I believe what most people do (if the algorithms are fast enough and time is no issue) is to take the highest boundry, that is, judge the worst-behaving draw (in terms of autocorrelation) by visual inspection, multiply the resulting burn-in by 2, and apply that to all chains.
I am not sure what you are asking here. Usually, the term “random” says something about a way a realization of a variable was achieved and is thus not a property that can be tested. If a variable (or, say, a time series) is the realization of a random process, of course also derived properties such as overlaps will be random.
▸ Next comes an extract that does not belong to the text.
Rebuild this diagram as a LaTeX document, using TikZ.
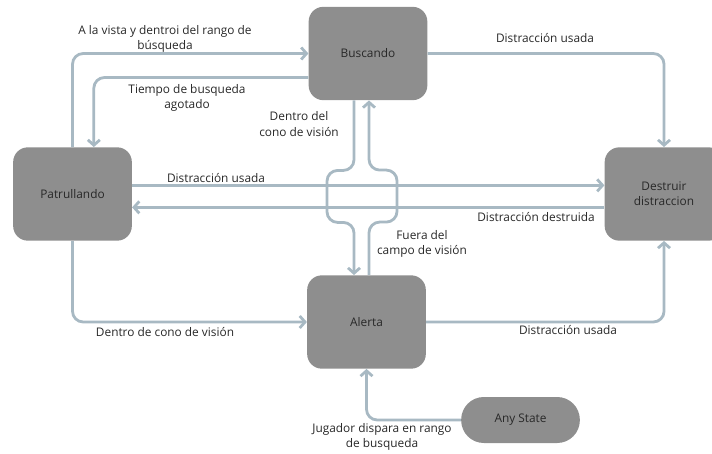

Ok. I think I understand what you mean. In order to draw from the marg. posterior, I need either grid approx or an analytical solution via integrating over one of the two parameters. In the example of the continuous distribution, the analytical solution of the marignal distr. of σ² is in line 3 of the R code I posted. But an analytical solution of that integral will not always yield something I can directly sample from (i.e., when the marginal posterior does not have a closed form). Then, grid approx (or MCMC) is the only way to go. So, what that the case in the rounded example?
DJE, to me it seems your comment contradicts your answer. If I can draw from the marginal distribution p(σ²|y) or p(µ|y) and then from the conditional distribution p(µ|σ²,y) or p(σ²|µ,y), then I do not need to evaluate the posterior function on a grid or use MCMC in order to obtain draws from the posterior distribution.